▼

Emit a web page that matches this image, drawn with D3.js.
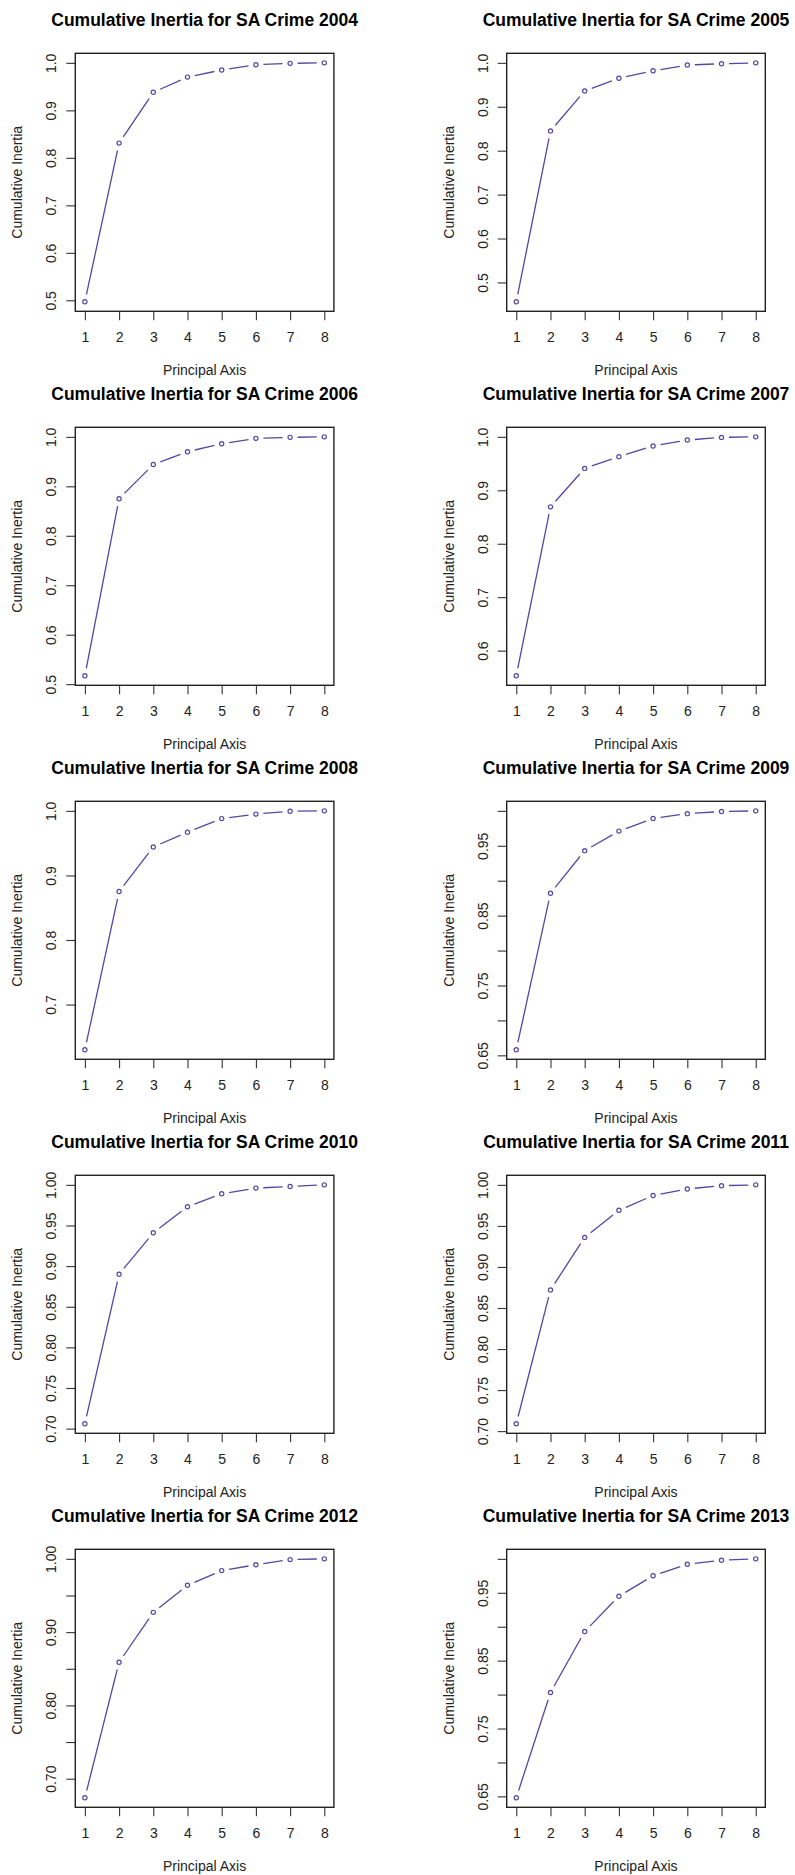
<!DOCTYPE html>
<html>
<head>
<meta charset="utf-8">
<script src="https://cdn.jsdelivr.net/npm/d3@7/dist/d3.min.js"></script>
<style>
  html, body { margin: 0; padding: 0; background: #fff; }
  svg { display: block; font-family: "Liberation Sans", Arial, Helvetica, sans-serif; }
</style>
</head>
<body>
<svg id="chart" width="795" height="1875"></svg>
<script>
// Principal axes (x categories)
const axes = [1, 2, 3, 4, 5, 6, 7, 8];
const years = [2004, 2005, 2006, 2007, 2008, 2009, 2010, 2011, 2012, 2013];

// Cumulative inertia per year
const inertia2004 = [0.497, 0.831, 0.938, 0.970, 0.985, 0.996, 0.999, 1.000];
const inertia2005 = [0.456, 0.845, 0.936, 0.965, 0.982, 0.995, 0.998, 1.000];
const inertia2006 = [0.517, 0.875, 0.944, 0.970, 0.986, 0.997, 0.999, 1.000];
const inertia2007 = [0.553, 0.869, 0.941, 0.963, 0.983, 0.994, 0.999, 1.000];
const inertia2008 = [0.630, 0.875, 0.944, 0.967, 0.988, 0.995, 0.9995, 1.000];
const inertia2009 = [0.658, 0.882, 0.943, 0.971, 0.989, 0.996, 0.999, 1.000];
const inertia2010 = [0.706, 0.890, 0.941, 0.973, 0.989, 0.996, 0.998, 1.000];
const inertia2011 = [0.709, 0.872, 0.936, 0.969, 0.987, 0.995, 0.999, 1.000];
const inertia2012 = [0.674, 0.859, 0.927, 0.964, 0.984, 0.992, 0.999, 1.000];
const inertia2013 = [0.648, 0.803, 0.893, 0.945, 0.975, 0.992, 0.998, 1.000];

// Y tick positions and their labels ("" = tick without label)
const ticksTenths = [0.5, 0.6, 0.7, 0.8, 0.9, 1.0];
const labelsTenths = ["0.5", "0.6", "0.7", "0.8", "0.9", "1.0"];
const ticks2007 = [0.6, 0.7, 0.8, 0.9, 1.0];
const labels2007 = ["0.6", "0.7", "0.8", "0.9", "1.0"];
const ticks2008 = [0.7, 0.8, 0.9, 1.0];
const labels2008 = ["0.7", "0.8", "0.9", "1.0"];
const ticksFrom065 = [0.65, 0.70, 0.75, 0.80, 0.85, 0.90, 0.95, 1.00];
const labelsFrom065 = ["0.65", "", "0.75", "", "0.85", "", "0.95", ""];
const ticksFrom070 = [0.70, 0.75, 0.80, 0.85, 0.90, 0.95, 1.00];
const labelsFrom070All = ["0.70", "0.75", "0.80", "0.85", "0.90", "0.95", "1.00"];
const labelsFrom070Alt = ["0.70", "", "0.80", "", "0.90", "", "1.00"];

const panels = [
  { year: years[0], values: inertia2004, ticks: ticksTenths, labels: labelsTenths },
  { year: years[1], values: inertia2005, ticks: ticksTenths, labels: labelsTenths },
  { year: years[2], values: inertia2006, ticks: ticksTenths, labels: labelsTenths },
  { year: years[3], values: inertia2007, ticks: ticks2007, labels: labels2007 },
  { year: years[4], values: inertia2008, ticks: ticks2008, labels: labels2008 },
  { year: years[5], values: inertia2009, ticks: ticksFrom065, labels: labelsFrom065 },
  { year: years[6], values: inertia2010, ticks: ticksFrom070, labels: labelsFrom070All },
  { year: years[7], values: inertia2011, ticks: ticksFrom070, labels: labelsFrom070All },
  { year: years[8], values: inertia2012, ticks: ticksFrom070, labels: labelsFrom070Alt },
  { year: years[9], values: inertia2013, ticks: ticksFrom065, labels: labelsFrom065 }
];

const svg = d3.select("#chart");
const lineColor = "#5247a3";
const boxW = 258.6, boxH = 258;
const colLeft = [75.3, 506.7];
const rowTop0 = 53.3, rowPitch = 374;
const tickLen = 9;
const gap = 7.5; // space left between a segment and its points

// R-style 4% range padding
function padded(ext) {
  const d = (ext[1] - ext[0]) * 0.04;
  return [ext[0] - d, ext[1] + d];
}

panels.forEach((p, i) => {
  const left = colLeft[i % 2];
  const top = rowTop0 + Math.floor(i / 2) * rowPitch;
  const g = svg.append("g").attr("transform", `translate(${left},${top})`);

  const x = d3.scaleLinear().domain(padded(d3.extent(axes))).range([0, boxW]);
  const y = d3.scaleLinear().domain(padded(d3.extent(p.values))).range([boxH, 0]);

  // title
  g.append("text")
    .attr("x", boxW / 2).attr("y", -27.6)
    .attr("text-anchor", "middle")
    .attr("font-size", 17.5).attr("font-weight", "bold")
    .attr("fill", "#000")
    .text(`Cumulative Inertia for SA Crime ${p.year}`);

  // x axis
  const xAxis = d3.axisBottom(x).tickValues(axes).tickSize(tickLen).tickPadding(11.8).tickFormat(d3.format("d"));
  const gx = g.append("g").attr("transform", `translate(0,${boxH})`).call(xAxis);
  gx.select(".domain").remove();
  gx.selectAll(".tick line").attr("stroke", "#333").attr("stroke-width", 1.1);
  gx.selectAll(".tick text").attr("font-size", 14).attr("fill", "#222")
    .attr("font-family", "'Liberation Sans', Arial, sans-serif");

  // y axis, labels rotated parallel to the axis
  const yAxis = d3.axisLeft(y).tickValues(p.ticks).tickSize(tickLen)
    .tickFormat((d, k) => p.labels[k]);
  const gy = g.append("g").call(yAxis);
  gy.select(".domain").remove();
  gy.selectAll(".tick line").attr("stroke", "#333").attr("stroke-width", 1.1);
  gy.selectAll(".tick text")
    .attr("font-size", 14).attr("fill", "#222")
    .attr("font-family", "'Liberation Sans', Arial, sans-serif")
    .attr("x", null).attr("dy", null)
    .attr("text-anchor", "middle")
    .attr("transform", "translate(-19,0) rotate(-90)");

  // axis titles
  g.append("text")
    .attr("x", boxW / 2).attr("y", boxH + 63.5)
    .attr("text-anchor", "middle").attr("font-size", 14).attr("fill", "#222")
    .text("Principal Axis");
  g.append("text")
    .attr("transform", `translate(-53,${boxH / 2}) rotate(-90)`)
    .attr("text-anchor", "middle").attr("font-size", 14).attr("fill", "#222")
    .text("Cumulative Inertia");

  // frame
  g.append("rect")
    .attr("x", 0).attr("y", 0).attr("width", boxW).attr("height", boxH)
    .attr("fill", "none").attr("stroke", "#222").attr("stroke-width", 1.4);

  // line segments with gaps around the points
  const pts = axes.map((a, k) => [x(a), y(p.values[k])]);
  const segs = d3.pairs(pts).map(([a, b]) => {
    const dx = b[0] - a[0], dy = b[1] - a[1];
    const len = Math.hypot(dx, dy);
    if (len <= 2 * gap) return null;
    const ux = dx / len, uy = dy / len;
    return [[a[0] + ux * gap, a[1] + uy * gap], [b[0] - ux * gap, b[1] - uy * gap]];
  }).filter(Boolean);
  g.append("g").selectAll("path").data(segs).join("path")
    .attr("d", d3.line())
    .attr("fill", "none").attr("stroke", lineColor).attr("stroke-width", 1.3);

  // points
  g.append("g").selectAll("circle").data(p.values).join("circle")
    .attr("cx", (d, k) => x(axes[k]))
    .attr("cy", d => y(d))
    .attr("r", 2.1)
    .attr("fill", "none").attr("stroke", lineColor).attr("stroke-width", 1.2);
});
</script>
</body>
</html>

▲

Reproduce the data verbatim. Do not carry any picture into the copy.

#### [WRITTEN ANSWER]
Emit a web page that matches this image, drawn with D3.js.
<!DOCTYPE html>
<html>
<head>
<meta charset="utf-8">
<script src="https://cdn.jsdelivr.net/npm/d3@7/dist/d3.min.js"></script>
<style>
  html, body { margin: 0; padding: 0; background: #fff; }
  svg { display: block; font-family: "Liberation Sans", Arial, Helvetica, sans-serif; }
</style>
</head>
<body>
<svg id="chart" width="795" height="1875"></svg>
<script>
// Principal axes (x categories)
const axes = [1, 2, 3, 4, 5, 6, 7, 8];
const years = [2004, 2005, 2006, 2007, 2008, 2009, 2010, 2011, 2012, 2013];

// Cumulative inertia per year
const inertia2004 = [0.497, 0.831, 0.938, 0.970, 0.985, 0.996, 0.999, 1.000];
const inertia2005 = [0.456, 0.845, 0.936, 0.965, 0.982, 0.995, 0.998, 1.000];
const inertia2006 = [0.517, 0.875, 0.944, 0.970, 0.986, 0.997, 0.999, 1.000];
const inertia2007 = [0.553, 0.869, 0.941, 0.963, 0.983, 0.994, 0.999, 1.000];
const inertia2008 = [0.630, 0.875, 0.944, 0.967, 0.988, 0.995, 0.9995, 1.000];
const inertia2009 = [0.658, 0.882, 0.943, 0.971, 0.989, 0.996, 0.999, 1.000];
const inertia2010 = [0.706, 0.890, 0.941, 0.973, 0.989, 0.996, 0.998, 1.000];
const inertia2011 = [0.709, 0.872, 0.936, 0.969, 0.987, 0.995, 0.999, 1.000];
const inertia2012 = [0.674, 0.859, 0.927, 0.964, 0.984, 0.992, 0.999, 1.000];
const inertia2013 = [0.648, 0.803, 0.893, 0.945, 0.975, 0.992, 0.998, 1.000];

// Y tick positions and their labels ("" = tick without label)
const ticksTenths = [0.5, 0.6, 0.7, 0.8, 0.9, 1.0];
const labelsTenths = ["0.5", "0.6", "0.7", "0.8", "0.9", "1.0"];
const ticks2007 = [0.6, 0.7, 0.8, 0.9, 1.0];
const labels2007 = ["0.6", "0.7", "0.8", "0.9", "1.0"];
const ticks2008 = [0.7, 0.8, 0.9, 1.0];
const labels2008 = ["0.7", "0.8", "0.9", "1.0"];
const ticksFrom065 = [0.65, 0.70, 0.75, 0.80, 0.85, 0.90, 0.95, 1.00];
const labelsFrom065 = ["0.65", "", "0.75", "", "0.85", "", "0.95", ""];
const ticksFrom070 = [0.70, 0.75, 0.80, 0.85, 0.90, 0.95, 1.00];
const labelsFrom070All = ["0.70", "0.75", "0.80", "0.85", "0.90", "0.95", "1.00"];
const labelsFrom070Alt = ["0.70", "", "0.80", "", "0.90", "", "1.00"];

const panels = [
  { year: years[0], values: inertia2004, ticks: ticksTenths, labels: labelsTenths },
  { year: years[1], values: inertia2005, ticks: ticksTenths, labels: labelsTenths },
  { year: years[2], values: inertia2006, ticks: ticksTenths, labels: labelsTenths },
  { year: years[3], values: inertia2007, ticks: ticks2007, labels: labels2007 },
  { year: years[4], values: inertia2008, ticks: ticks2008, labels: labels2008 },
  { year: years[5], values: inertia2009, ticks: ticksFrom065, labels: labelsFrom065 },
  { year: years[6], values: inertia2010, ticks: ticksFrom070, labels: labelsFrom070All },
  { year: years[7], values: inertia2011, ticks: ticksFrom070, labels: labelsFrom070All },
  { year: years[8], values: inertia2012, ticks: ticksFrom070, labels: labelsFrom070Alt },
  { year: years[9], values: inertia2013, ticks: ticksFrom065, labels: labelsFrom065 }
];

const svg = d3.select("#chart");
const lineColor = "#5247a3";
const boxW = 258.6, boxH = 258;
const colLeft = [75.3, 506.7];
const rowTop0 = 53.3, rowPitch = 374;
const tickLen = 9;
const gap = 7.5; // space left between a segment and its points

// R-style 4% range padding
function padded(ext) {
  const d = (ext[1] - ext[0]) * 0.04;
  return [ext[0] - d, ext[1] + d];
}

panels.forEach((p, i) => {
  const left = colLeft[i % 2];
  const top = rowTop0 + Math.floor(i / 2) * rowPitch;
  const g = svg.append("g").attr("transform", `translate(${left},${top})`);

  const x = d3.scaleLinear().domain(padded(d3.extent(axes))).range([0, boxW]);
  const y = d3.scaleLinear().domain(padded(d3.extent(p.values))).range([boxH, 0]);

  // title
  g.append("text")
    .attr("x", boxW / 2).attr("y", -27.6)
    .attr("text-anchor", "middle")
    .attr("font-size", 17.5).attr("font-weight", "bold")
    .attr("fill", "#000")
    .text(`Cumulative Inertia for SA Crime ${p.year}`);

  // x axis
  const xAxis = d3.axisBottom(x).tickValues(axes).tickSize(tickLen).tickPadding(11.8).tickFormat(d3.format("d"));
  const gx = g.append("g").attr("transform", `translate(0,${boxH})`).call(xAxis);
  gx.select(".domain").remove();
  gx.selectAll(".tick line").attr("stroke", "#333").attr("stroke-width", 1.1);
  gx.selectAll(".tick text").attr("font-size", 14).attr("fill", "#222")
    .attr("font-family", "'Liberation Sans', Arial, sans-serif");

  // y axis, labels rotated parallel to the axis
  const yAxis = d3.axisLeft(y).tickValues(p.ticks).tickSize(tickLen)
    .tickFormat((d, k) => p.labels[k]);
  const gy = g.append("g").call(yAxis);
  gy.select(".domain").remove();
  gy.selectAll(".tick line").attr("stroke", "#333").attr("stroke-width", 1.1);
  gy.selectAll(".tick text")
    .attr("font-size", 14).attr("fill", "#222")
    .attr("font-family", "'Liberation Sans', Arial, sans-serif")
    .attr("x", null).attr("dy", null)
    .attr("text-anchor", "middle")
    .attr("transform", "translate(-19,0) rotate(-90)");

  // axis titles
  g.append("text")
    .attr("x", boxW / 2).attr("y", boxH + 63.5)
    .attr("text-anchor", "middle").attr("font-size", 14).attr("fill", "#222")
    .text("Principal Axis");
  g.append("text")
    .attr("transform", `translate(-53,${boxH / 2}) rotate(-90)`)
    .attr("text-anchor", "middle").attr("font-size", 14).attr("fill", "#222")
    .text("Cumulative Inertia");

  // frame
  g.append("rect")
    .attr("x", 0).attr("y", 0).attr("width", boxW).attr("height", boxH)
    .attr("fill", "none").attr("stroke", "#222").attr("stroke-width", 1.4);

  // line segments with gaps around the points
  const pts = axes.map((a, k) => [x(a), y(p.values[k])]);
  const segs = d3.pairs(pts).map(([a, b]) => {
    const dx = b[0] - a[0], dy = b[1] - a[1];
    const len = Math.hypot(dx, dy);
    if (len <= 2 * gap) return null;
    const ux = dx / len, uy = dy / len;
    return [[a[0] + ux * gap, a[1] + uy * gap], [b[0] - ux * gap, b[1] - uy * gap]];
  }).filter(Boolean);
  g.append("g").selectAll("path").data(segs).join("path")
    .attr("d", d3.line())
    .attr("fill", "none").attr("stroke", lineColor).attr("stroke-width", 1.3);

  // points
  g.append("g").selectAll("circle").data(p.values).join("circle")
    .attr("cx", (d, k) => x(axes[k]))
    .attr("cy", d => y(d))
    .attr("r", 2.1)
    .attr("fill", "none").attr("stroke", lineColor).attr("stroke-width", 1.2);
});
</script>
</body>
</html>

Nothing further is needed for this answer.